Toujours selon l’étude de Global Trade Alert, une autre forme d’intervention consiste à imposer des quotas d’importations. L’UE en a recours régulièrement pour protéger ses producteurs de la concurrence. En décembre 2011 par exemple, Bruxelles a imposé des quotas à l’importation des pommes, des poires et de certains légumes, dont la courgette.
Le SECO conciliant
L’étude n’évalue toutefois pas le manque à gagner pour les exportateurs suisses. «Il ne s’agit pas des barrières à l’importation, explique Simon J. Evenett au Temps. Les mesures discriminatoires européennes sapent la compétitivité des exportations suisses.» Selon lui, Berne a de quoi déposer plainte contre Bruxelles auprès de l’Organisation mondiale du commerce (OMC).
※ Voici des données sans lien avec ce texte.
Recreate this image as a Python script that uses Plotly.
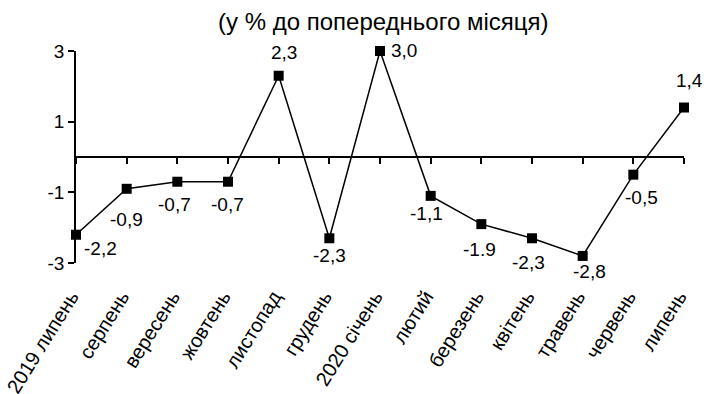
import plotly.graph_objects as go

# monthly change, % to previous month
months = ['2019 липень', 'серпень', 'вересень', 'жовтень', 'листопад', 'грудень',
          '2020 січень', 'лютий', 'березень', 'квітень', 'травень', 'червень', 'липень']
values = [-2.2, -0.9, -0.7, -0.7, 2.3, -2.3, 3.0, -1.1, -1.9, -2.3, -2.8, -0.5, 1.4]
value_labels = ['-2,2', '-0,9', '-0,7', '-0,7', '2,3', '-2,3', '3,0',
                '-1,1', '-1.9', '-2,3', '-2,8', '-0,5', '1,4']

# pixel offsets of each value label from its point (style only)
label_dx = [24, 0, -3, -1, 5, 0, 24, -4, -2, -4, 7, 8, 5]
label_dy = [-14, -31, -23, -23, 23, -17, 1, -18, -25, -24, -16, -23, 27]

font = 'Liberation Sans'

fig = go.Figure()

fig.add_trace(go.Scatter(
    x=months, y=values,
    mode='lines+markers',
    line=dict(color='black', width=1.5),
    marker=dict(symbol='square', size=10, color='black'),
    cliponaxis=False, showlegend=False,
))
# invisible copy so the zero-line axis gets the same categories
fig.add_trace(go.Scatter(x=months, y=values, xaxis='x2', mode='none',
                         showlegend=False, hoverinfo='skip'))

annotations = [
    dict(x=m, y=v, text=t, xref='x', yref='y', showarrow=False,
         xanchor='center', yanchor='middle', xshift=dx, yshift=dy,
         font=dict(family=font, size=19, color='black'))
    for m, v, t, dx, dy in zip(months, values, value_labels, label_dx, label_dy)
]
annotations += [
    # title is mostly cut off by the top edge in the original
    dict(text='<b>Індекси цін виробників промислової продукції</b>',
         xref='paper', yref='paper', x=0.467, y=1.235, yanchor='bottom',
         showarrow=False, font=dict(family=font, size=26, color='black')),
    dict(text='(у % до попереднього місяця)',
         xref='paper', yref='paper', x=0.505, y=1.137, yanchor='middle',
         showarrow=False, font=dict(family=font, size=24, color='black')),
]

fig.update_layout(
    width=704, height=394,
    margin=dict(l=76, r=20, t=51, b=131),
    paper_bgcolor='white', plot_bgcolor='white',
    xaxis=dict(
        type='category', range=[0, 12], showline=False, showgrid=False,
        zeroline=False, ticks='', tickangle=-58, automargin=False,
        ticklabelstandoff=17, ticklabelshift=-5,
        tickfont=dict(family=font, size=20, color='black'),
    ),
    xaxis2=dict(
        type='category', range=[0, 12], overlaying='x', anchor='free', position=0.5,
        showline=True, linecolor='black', linewidth=1.5, ticks='outside',
        ticklen=6, tickcolor='black', tickwidth=1.5, showticklabels=False,
        showgrid=False, zeroline=False, automargin=False,
    ),
    yaxis=dict(
        range=[-3, 3], tickvals=[-3, -1, 1, 3], ticktext=['-3', '-1', '1', '3'],
        showline=True, linecolor='black', linewidth=1.5, ticks='outside',
        ticklen=6, tickcolor='black', tickwidth=1.5, showgrid=False, zeroline=False,
        automargin=False, tickfont=dict(family=font, size=19, color='black'),
    ),
    annotations=annotations,
)

# drop the default 8px page margin so the figure fills the window
fig.write_html('out.html', config={'displayModeBar': False},
               post_script="document.body.style.margin='0';")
Réponse du Secrétariat d’Etat à l’économie (Seco) qui se veut conciliant: «Les politiques et mesures commerciales de l’UE, tout comme celles de la Suisse, sont régulièrement et continuellement discutées au sein de comités joints établis selon l’Accord de libre-échange de 1972 et d’autres accords bilatéraux, ainsi que dans des comités à l’OMC.»
L’UE reste toute de même le principal débouché pour les exportations suisses. De 2000 à 2015, elles ont augmenté de 141%, pour atteindre près de 130 milliards de francs, accusant un recul au plus fort de la crise en 2012. Le commerce a aussi ralenti à cause de l’appréciation du franc par rapport à l’euro depuis 2007.